Cannabis als Medizin: unterschiedliche Präparate

Der Begriff „Cannabis“ wird in den Medien und der Politik oft für alle auf der Cannabis-Pflanze beruhenden oder von ihr abgeleiteten Arzneimitteln gebraucht, wie Cannabis-Blüten mit Hunderten von variablen Inhaltsstoffen, Rezeptur- und Fertigarzneimitteln mit aus der Hanfpflanze extrahiertem/synthetisiertem Tetrahydrocannabinol (THC) und/oder Cannabidiol (CBD) und synthetischen THC-Analoga. Aktuell sind 21 Sorten von Cannabis-Blüten rezeptierbar, deren THC-Konzentrationen zwischen 1 % und 23,5 % und CBD-Konzentrationen zwischen 0,05 % und 9 % liegen. Dosierungsangaben für einzelne Indikationen fehlen.
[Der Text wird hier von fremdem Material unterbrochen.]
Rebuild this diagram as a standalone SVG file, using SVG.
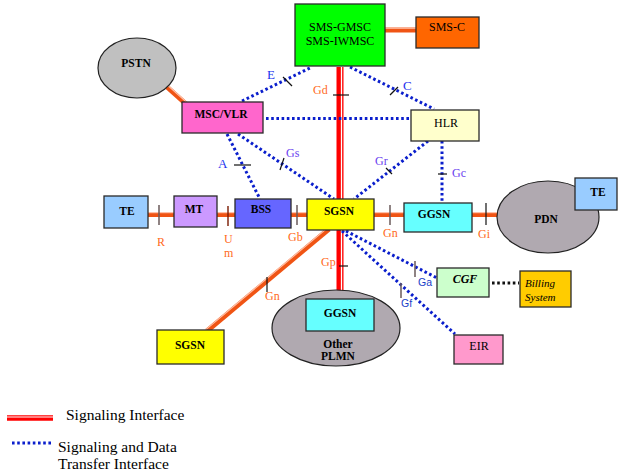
<svg xmlns="http://www.w3.org/2000/svg" width="623" height="472" viewBox="0 0 623 472">
<style>
.box{stroke:#2a2a2a;stroke-width:1.3}
.ell{stroke:#222;stroke-width:1.2}
.t{font-family:"Liberation Serif",serif;font-size:11.5px;font-weight:bold;fill:#000;text-anchor:middle}
.tr{font-family:"Liberation Serif",serif;font-size:12px;fill:#000;text-anchor:middle}
.org{stroke:#F05414;stroke-width:5;fill:none}
.orgw{stroke:#FFC0A8;stroke-width:1.2;fill:none}
.red{stroke:#FF0000;stroke-width:7;fill:none}
.redw{stroke:#FFFFFF;stroke-width:1.3;fill:none}
.dot{stroke:#0A1ECC;stroke-width:3;stroke-dasharray:2.6 2.6;fill:none}
.tk{stroke:#111;stroke-width:1.2}
.tkg{stroke:#6a5a5a;stroke-width:1.5}
.lo{font-family:"Liberation Serif",serif;font-size:12px;fill:#FF6A1A}
.lb{font-family:"Liberation Serif",serif;font-size:13px;fill:#2233EE}
.lp{font-family:"Liberation Serif",serif;font-size:12px;fill:#6A3FEF}
.ls{font-family:"Liberation Sans",sans-serif;font-size:10.5px;fill:#1840C8}
.leg{font-family:"Liberation Serif",serif;font-size:15.5px;fill:#000}
</style>
<g id="connectors">
  <!-- red signaling vertical -->
  <line class="red" x1="340" y1="67" x2="340" y2="299"/>
  <line class="redw" x1="341.5" y1="67" x2="341.5" y2="299"/>
  <line class="tk" x1="333" y1="95" x2="349" y2="95"/>
  <line class="tk" x1="339" y1="266" x2="348" y2="266"/>
  <!-- orange double lines -->
  <line class="org" x1="385" y1="30" x2="416" y2="30"/>
  <line class="orgw" x1="385" y1="28.2" x2="416" y2="28.2"/>
  <line class="org" x1="167" y1="87" x2="186" y2="104"/>
  <line class="orgw" x1="168.2" y1="85.8" x2="187.2" y2="102.8"/>
  <line class="org" x1="148" y1="214.5" x2="174" y2="214.5"/>
  <line class="orgw" x1="148" y1="212.6" x2="174" y2="212.6"/>
  <line class="org" x1="217" y1="214.5" x2="235" y2="214.5"/>
  <line class="orgw" x1="217" y1="212.6" x2="235" y2="212.6"/>
  <line class="org" x1="291" y1="214.5" x2="307" y2="214.5"/>
  <line class="orgw" x1="291" y1="212.6" x2="307" y2="212.6"/>
  <line class="org" x1="374" y1="214.5" x2="404" y2="214.5"/>
  <line class="orgw" x1="374" y1="212.6" x2="404" y2="212.6"/>
  <line class="org" x1="472" y1="214.5" x2="499" y2="214.5"/>
  <line class="orgw" x1="472" y1="212.6" x2="499" y2="212.6"/>
  <line class="org" x1="329" y1="229" x2="207" y2="331"/>
  <line class="orgw" x1="327.8" y1="227.6" x2="205.8" y2="329.6"/>
  <!-- ticks on orange lines -->
  <line class="tkg" x1="159" y1="205" x2="159" y2="225"/>
  <line x1="228" y1="206" x2="228" y2="226" stroke="#7a1a00" stroke-width="1.4"/>
  <line class="tkg" x1="297" y1="205" x2="297" y2="225"/>
  <line class="tkg" x1="390" y1="205" x2="390" y2="225"/>
  <line class="tk" x1="486" y1="203" x2="486" y2="225"/>
  <line class="tk" x1="267" y1="277" x2="267" y2="292"/>
  <!-- blue dotted -->
  <line class="dot" x1="242" y1="101" x2="312" y2="67"/>
  <line class="dot" x1="350" y1="67" x2="434" y2="109"/>
  <line class="dot" x1="266" y1="118.5" x2="410" y2="118.5"/>
  <line class="dot" x1="227" y1="134" x2="260" y2="199"/>
  <line class="dot" x1="238" y1="134" x2="334" y2="199"/>
  <line class="dot" x1="428" y1="141" x2="354" y2="199"/>
  <line class="dot" x1="442" y1="141" x2="442" y2="203"/>
  <line class="dot" x1="346" y1="231" x2="437" y2="278"/>
  <line class="dot" x1="342" y1="231" x2="455" y2="334"/>
  <line x1="492" y1="283" x2="519" y2="283" stroke="#111" stroke-width="3" stroke-dasharray="2.6 2.6"/>
  <!-- ticks on dotted -->
  <line class="tk" x1="283" y1="77" x2="292" y2="86"/>
  <line class="tk" x1="390" y1="95" x2="398" y2="87"/>
  <line class="tk" x1="234" y1="165" x2="251" y2="165"/>
  <line class="tk" x1="280" y1="170" x2="284" y2="158"/>
  <line class="tk" x1="386" y1="168" x2="392" y2="174"/>
  <line class="tk" x1="438" y1="174" x2="447" y2="174"/>
  <line class="tkg" x1="415" y1="261" x2="415" y2="277"/>
  <line class="tkg" x1="401" y1="283" x2="401" y2="298"/>
  <!-- labels -->
  <text class="lb" x="267" y="79">E</text>
  <text class="lb" x="403" y="90">C</text>
  <text class="lo" x="313" y="94" fill="#F04A22">Gd</text>
  <text class="lb" x="218" y="168">A</text>
  <text class="lp" x="286" y="157">Gs</text>
  <text class="lp" x="375" y="165">Gr</text>
  <text class="lp" x="452" y="177">Gc</text>
  <text class="lo" x="157" y="246">R</text>
  <text class="lo" x="224" y="243">U</text>
  <text class="lo" x="224" y="257">m</text>
  <text class="lo" x="288" y="241">Gb</text>
  <text class="lo" x="383" y="237">Gn</text>
  <text class="lo" x="478" y="238">Gi</text>
  <text class="lo" x="321" y="266">Gp</text>
  <text class="lo" x="265" y="300">Gn</text>
  <text class="ls" x="418" y="286">Ga</text>
  <text class="ls" x="401" y="307">Gf</text>
</g>
<g id="sms-gmsc">
  <rect class="box" x="295" y="4" width="90" height="62" fill="#00FF00" stroke="#1a4a1a"/>
  <text class="tr" x="340" y="31" font-size="12.5">SMS-GMSC</text>
  <text class="tr" x="340" y="45" font-size="12.5">SMS-IWMSC</text>
</g>
<g id="sms-c">
  <rect class="box" x="416" y="17" width="63" height="31" fill="#FF6600"/>
  <text class="tr" x="447" y="31">SMS-C</text>
</g>
<g id="pstn">
  <ellipse class="ell" cx="137" cy="68" rx="39" ry="30" fill="#C0C0C0"/>
  <text class="t" x="136" y="67">PSTN</text>
</g>
<g id="msc-vlr">
  <rect class="box" x="182" y="102" width="81" height="31" fill="#FF66CC"/>
  <text class="t" x="221" y="118">MSC/VLR</text>
</g>
<g id="hlr">
  <rect class="box" x="411" y="110" width="68" height="31" fill="#FFFFCC"/>
  <text class="tr" x="446" y="127">HLR</text>
</g>
<g id="te-left">
  <rect class="box" x="104" y="196" width="44" height="32" fill="#99CCFF"/>
  <text class="t" x="127" y="215">TE</text>
</g>
<g id="mt">
  <rect class="box" x="174" y="196" width="43" height="31" fill="#CC99FF"/>
  <text class="t" x="194" y="213">MT</text>
</g>
<g id="bss">
  <rect class="box" x="235" y="199" width="56" height="29" fill="#6666FF"/>
  <text class="t" x="261" y="213">BSS</text>
</g>
<g id="sgsn">
  <rect class="box" x="307" y="199" width="67" height="31" fill="#FFFF00"/>
  <text class="t" x="339" y="215">SGSN</text>
</g>
<g id="ggsn">
  <rect class="box" x="404" y="203" width="68" height="29" fill="#66FFFF"/>
  <text class="t" x="434" y="218">GGSN</text>
</g>
<g id="pdn">
  <ellipse class="ell" cx="548" cy="217" rx="51" ry="36" fill="#B0A9B0"/>
  <text class="t" x="546" y="223">PDN</text>
</g>
<g id="te-right">
  <rect class="box" x="575" y="178" width="42" height="32" fill="#99CCFF"/>
  <text class="t" x="598" y="196">TE</text>
</g>
<g id="other-plmn">
  <ellipse class="ell" cx="336" cy="328" rx="64" ry="38" fill="#B0A9B0"/>
  <rect class="box" x="306" y="299" width="68" height="32" fill="#66FFFF"/>
  <text class="t" x="340" y="317">GGSN</text>
  <text class="t" x="338" y="348">Other</text>
  <text class="t" x="338" y="360">PLMN</text>
</g>
<g id="sgsn-2">
  <rect class="box" x="157" y="330" width="67" height="34" fill="#FFFF00"/>
  <text class="t" x="190" y="349">SGSN</text>
</g>
<g id="cgf">
  <rect class="box" x="437" y="268" width="52" height="29" fill="#CCFFCC"/>
  <text class="tr" x="465" y="283" font-style="italic" font-weight="bold">CGF</text>
</g>
<g id="billing">
  <rect class="box" x="520" y="271" width="51" height="36" fill="#FFCC00"/>
  <text x="525" y="287" font-family="Liberation Serif,serif" font-size="11px" font-style="italic">Billing</text>
  <text x="525" y="301" font-family="Liberation Serif,serif" font-size="11px" font-style="italic">System</text>
</g>
<g id="eir">
  <rect class="box" x="454" y="335" width="49" height="29" fill="#FF99CC"/>
  <text class="tr" x="479" y="350">EIR</text>
</g>
<g id="legend">
  <line x1="7" y1="418" x2="53" y2="418" stroke="#FF0000" stroke-width="5.5"/>
  <line x1="7" y1="417" x2="53" y2="417" stroke="#FFFFFF" stroke-width="1"/>
  <text class="leg" x="66" y="420">Signaling Interface</text>
  <line x1="12" y1="443" x2="52" y2="443" stroke="#0A1ECC" stroke-width="3" stroke-dasharray="2.6 2.6"/>
  <text class="leg" x="58" y="452">Signaling and Data</text>
  <text class="leg" x="58" y="469">Transfer Interface</text>
</g>
</svg>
Das THC/CBD-haltige Mundspray (Sativex®) ist als Fertigarzneimittel seit 2011 zugelassen für die Indikation mittelschwere und schwere Spastik bei multipler Sklerose, die nicht angemessen auf eine andere antispastische Therapie angesprochen hat und klinisch erhebliche Verbesserung bei einem Therapieversuch gezeigt hat. THC-haltige Kapseln und Öl (Dronabinol oder (-)-Δ9-trans-Tetrahydrocannabinol [THC]) sind arzneimittelrechtlich nicht zugelassen. Sie können als Rezepturarzneimittel in Form von Tropfen, Kapsel und Inhalationslösung im Rahmen eines individuellen Heilversuchs verschrieben und von Apotheken entsprechend NRF-Rezeptur nach DAC hergestellt werden. Der Ursprung ist je nach Hersteller natürlich oder synthetisch. Spezifische Indikationen sind nicht genannt. Sogenannte standardisierte Vollspektrum-Cannabis-Extrakte sind arzneimittelrechtlich nicht zugelassen. Sie liegen als Rezepturarzneimittel vor und werden als THC10/CBD10 (jeweils 10 mg/ml THC und CBD), THC25 (mit 25 mg/ml THC und < 0,5 mg/ml CBD) und THC/CBD 50 (jeweils 12 mg/ml THC und CBD), THC 50 (12 mg/ml THC) und CBD 50 (12 mg/ml CBD) vertrieben. Nabilon (Canemes®), ein vollsynthetisches Cannabinoid, eng verwandt mit THC, ist als Fertigarzneimittel seit Dezember 2016 in Deutschland bei der Indikation Übelkeit und Erbrechen bei Patienten unter Chemotherapie, wenn andere Arzneimittel nicht entsprechend wirken, zugelassen.

Es ist methodisch nicht korrekt, von der Wirksamkeit einer Gruppe von Cannabis-Präparaten (z. B. synthetisches THC-Analogon) auf eine andere (z. B. Cannabis-Blüten) zu schließen.